Magazine Journal intime

Petite nécro

Publié le 28 juillet 2009 par Lephauste

Tout d'abord on ne se rend pas bien compte, on coure, on tricote des deux. Quelques soit le temps, la nature des intempéries, des rafales de grèles aux rafales d'armes automatiques, on galope au milieu de la rue en essayant d'en ramasser le moins possible, et ceci afin d'arriver à l'heure au rendez vous, pas trop minable, pas trop troué. Juste ce qu'il faut pour rester acceptable aux yeux de celle qui de toutes les façons trouve aimable d'arriver en retard. Vous vous souvenez des leçons données par un marque de lingerie ? Leçon numéro 13 : Il vient de se prendre une balle ? Laisser le prévenir les urgences tout seul ! Mais là on est pas arrivé, encore, on coure comme je disais. Les années passent par la fénêtres, les mouchoirs sèchent, pliés en deux sur le garde-corps, les lumières s'allument puis s'éteignent puis s'allument. Les années frôlent les murs, on s'égratignent mais rien de grave, on coure toujours, on est dans la course, ouais ! Et ça fait un bien fou parfois de se réveiller au matin et de se dire : Tiens, je suis encore là ! Rompu, gazé, recousu de partout. Et elle passe, il est trop tôt, le rendez vous n'est même pas convenu, non, elle passe au bras d'un autre, une enfant lui tient la main. Ça tombe bien parce que vous aussi vous tenez la main d'un enfant et à votre bras, non, ça n'est pas elle. Allez, encore un tour du pâté de maison.
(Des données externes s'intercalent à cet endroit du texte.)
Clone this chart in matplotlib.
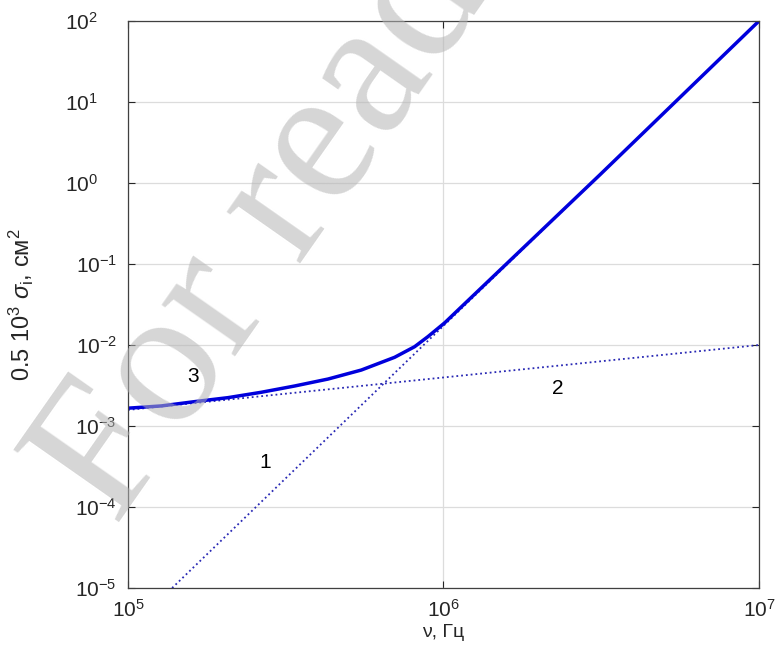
import math
import matplotlib
matplotlib.use("Agg")
import matplotlib.pyplot as plt
from matplotlib.ticker import LogLocator, NullLocator, FuncFormatter

plt.rcParams['font.family'] = ['Liberation Sans', 'DejaVu Sans']
plt.rcParams['mathtext.fontset'] = 'custom'
plt.rcParams['mathtext.rm'] = 'Liberation Sans'
plt.rcParams['mathtext.it'] = 'Liberation Sans:italic'

# curve 1 (dotted, steep), read at its two ends
line1_x = [1.38e5, 1e7]
line1_y = [1e-5, 1e2]
# curve 2 (dotted, shallow)
line2_x = [1e5, 1e7]
line2_y = [1.58e-3, 1e-2]
# curve 3 (solid)
curve3_x = [1e5, 1.275e5, 1.627e5, 2.075e5, 2.646e5, 3.376e5, 4.305e5, 5.49e5,
            7.0e5, 8.1e5, 8.93e5, 1.009e6, 1.112e6, 3.13e6, 1e7]
curve3_y = [1.66e-3, 1.77e-3, 2.00e-3, 2.24e-3, 2.61e-3, 3.12e-3, 3.80e-3, 4.91e-3,
            7.05e-3, 9.53e-3, 1.27e-2, 1.88e-2, 2.70e-2, 1.26, 100]

labels = ['1', '2', '3']
label_x = [2.72e5, 2.31e6, 1.61e5]
label_y = [3.5e-4, 2.94e-3, 4.14e-3]


def ylab(v, pos):
    e = int(round(math.log10(v)))
    s = '$10^{%d}$' % e
    if e >= 0:
        s += '    '  # non-negative labels sit further left in the original
    return s


fig = plt.figure(figsize=(7.77, 6.63), dpi=100)
ax = fig.add_axes([0.1647, 0.1131, 0.8121, 0.8552])

ax.plot(line1_x, line1_y, ':', color='#2828b4', lw=1.3)
ax.plot(line2_x, line2_y, ':', color='#2828b4', lw=1.3)
ax.plot(curve3_x, curve3_y, '-', color='#0000dc', lw=2.5)

for t, x, y in zip(labels, label_x, label_y):
    ax.text(x, y, t, fontsize=15, ha='center', va='center')

ax.set_xscale('log')
ax.set_yscale('log')
ax.set_xlim(1e5, 1e7)
ax.set_ylim(1e-5, 1e2)
ax.xaxis.set_major_locator(LogLocator(base=10, numticks=10))
ax.yaxis.set_major_locator(LogLocator(base=10, numticks=10))
ax.xaxis.set_minor_locator(NullLocator())
ax.yaxis.set_minor_locator(NullLocator())
ax.yaxis.set_major_formatter(FuncFormatter(ylab))
ax.grid(True, color='#dcdcdc', lw=0.9)
ax.set_axisbelow(True)
ax.tick_params(direction='in', length=5, width=0.8, top=True, right=True,
               labelsize=15, colors='#262626', pad=8)
for s in ax.spines.values():
    s.set_color('#404040')
    s.set_linewidth(0.9)

ax.set_xlabel('ν, Гц', fontsize=14, color='#262626', labelpad=2)
ax.set_ylabel('0.5 10$^3$ $\\sigma_{\\rm i}$, см$^2$', fontsize=17, color='#262626')
ax.yaxis.set_label_coords(-0.145, 0.5)

# watermark
fig.text(0.149, 0.204, 'For reading only', fontsize=140, family='Liberation Serif',
         color='#b4b4b4', alpha=0.55, rotation=55, rotation_mode='anchor',
         ha='left', va='baseline', zorder=10)

fig.savefig('out.png', dpi=100)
Les lumières s'allument, il pleut à souhaits des morceaux scintillants d'une chose tombée à l'instant du ventre ouvert d'un avion. C'est rien on coure plus vite, en imitant la mouche. Encore un tour, les années vous font aux épaules des ailes de papier maché. Pas des ailes pour voler, des ailes où, année après année, vous avez écrit des choses incompréhensibles, de la poésie vous disent certains, mais vous, vous savez bien que les poètes aujourd'hui ça travaille du slogan dans un ministère. Car le poète lui aussi chie, pisse, se mouche dans ses doigts et  pour se faire, comme tout un chacun, il doit croûter le poète et donc si possible se trouver un bon patron. Un mec à la cool et qui vous tutoie, de préférence. Quand il ne vous tutoie plus le patron, c'est qu'il vient de vous signifier votre renvoi. BURP ! Vous dit-il alors, avec élégance et distinction. Non, vous ce que vous avez écrit sur vos ailes détrempées c'est : Je cherche la sortie. Et encore, à la mine de plomb.

Tiens, mais là, c'est elle ... Elle est seule ? Vous la dépassez une fois, en évitant les flaques de mercure pour pas que ses jolis mollets soient mouchetés d'étoiles lourdes. Et hop ! Elle vous dit. Alors on coure plus vite. Là, vous courez plus vite. Au passage vous cassez une branche de mimosa prise au piège des barbelés électriques du camp de rétention. Et vous tournez le coin de la rue, qu'elle disparaisse pas ! A toutes jambes, allez bien haut le genou ! Haut le genou ? Vous baissez les yeux, et c'est là que ça cloche. Vous courez c'est certain, votre souffle lui aussi est court, mais sur rien, tout à coup, vous vous en rendez compte, vous courez sur rien, tout est vide; Pourtant vous la croisez une troisième fois, la branche de mimosa vous fouette le visage, elle vous regarde au travers, elle est seule encore et dans ses yeux vous lisez ceci : La sortie ? C'est par là.

Là, autant vous le dire, les amis ça sert à ça, is not pas ? A vous infliger la douleur de quelques vérités stéréotypées, héritées d'un magazine féminin, sponsorisé par une marque d"after-shave pour patron tutoyant. Là vous êtes un petit peu mort et, conseil d'ami, vous devriez arrêter de courir sur place, vous vous ridiculisez. Finissons-en.